Angular Velocity Homework: Cylinder, 10kg Mass, 50m High

[mollybethe]

Homework Statement

a cylinder, r= 0.5 m with a mass 100 kg which is hanging 50 m above the ground. A rope of negligible mass which is 25 m long is wrapped around the cylinder. At the end of the rope a 10 kg mass is hanging. The hanging mass will fall and the rope will spin off the cylinder. What is ω at that point?

Homework Equations

I=.5MR^2
W=Fd
F=ma
Energy: W=.5Iw^2

The Attempt at a Solution

Initial angular velocity is 0 rad/s
r=.5m
F=ma=10*9.8=98N
W=98*25=2450 J
I=.5*100*.5^2=12.5
2450=.5*12.5w^2
w=19.79rad/s?

 

[tiny-tim]

welcome to pf!

hi mollybethe! welcome to pf!

(have an omega: ω and try using the X² icon just above the Reply box )

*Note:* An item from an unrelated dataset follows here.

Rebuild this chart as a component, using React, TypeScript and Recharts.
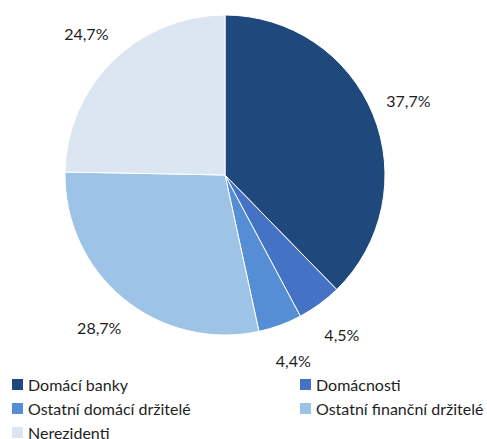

Initial angular velocity is 0 rad/s
r=.5m
F=ma=10*9.8=98N
W=98*25=2450 J
I=.5*100*.5^2=12.5
2450=.5*12.5w^2
w=19.79rad/s?

too difficult to read

use conservation of energy

(and you'll need an equation relating v and ω)​

 

[mollybethe]

Homework Equations

I=.5Mr²
Work=Fd
Force=ma
Energy: mgh=.5Iω²

The Attempt at a Solution

Initial angular velocity is 0 rad/s
r=.5m
F=ma=(10)(9.8)=98N
W=(98)(25)=2450 J
I=(.5)(100)(.5²)=12.5
2450=(.5)12.5ω²
ω=19.79rad/s---is that even close to right?

 

[gneill]

The gravitational potential energy that comes from the mass descending is going to end up as kinetic energy in both the mass (as its velocity) and the cylinder (as its rotation). Your solution is putting all of the energy into the cylinder, so the rotation rate you're finding is a bit too high.

 

[mollybethe]

Does that mean I need to use the energy equation:

mgh=Iω²+.5mv²

To find v=at; have to find X_f=.5at²
t=2.26s; v=9.8(2.26)=22.15m/s

(10)(9.8)(25)=(12.5)ω²+.5(10)22.15²
but that gives me -.16 for ω²??

Is my mgh correct?

 

[gneill]

Rotational energy is (1/2)Iω².

Yes, you want to equate the potential energy to the total energy as you surmised:

mgh = (1/2)Iω² + (1/2)mv²

Now, if you can find a relationship between ω and v, you can replace one of them and solve for for the other.

 

[gneill]

v=rω.

But isn't .5mv² the energy in the falling mass, I wasn't given the radius...

Yes, that's the energy of the falling mass.

The problem statement said, "Imagine a cylinder of radius 0.5 m with a mass of 100 kg". So you have the radius of the cylinder.

 

[mollybethe]

Can I do that? Can I replace ω with (v/r)? Is it the same velocity? So then my answer would be:

mgh=(1/2)Iω2 + (1/2)mv2

2450=v²(30)

v=9.04 m/s

ω=(9.04/.5)=18.07 rev/s?

 

[gneill]

Yup. That looks fine.

The radius of the cylinder is r, and the rope will be unspooling with velocity v. This is the same as having the circumference of the cylinder rotating with tangential velocity v. So that v = ωr.

 

[mollybethe]

Thank you for your help, it shouldn't be radians/sec, should I convert it?

 

[gneill]

Thank you for your help, it shouldn't be radians/sec, should I convert it?

Ah, I missed checking your units. Sorry about that. The 18.07 is in radians per second, not revolutions per second. If you want some other units you'll have to convert.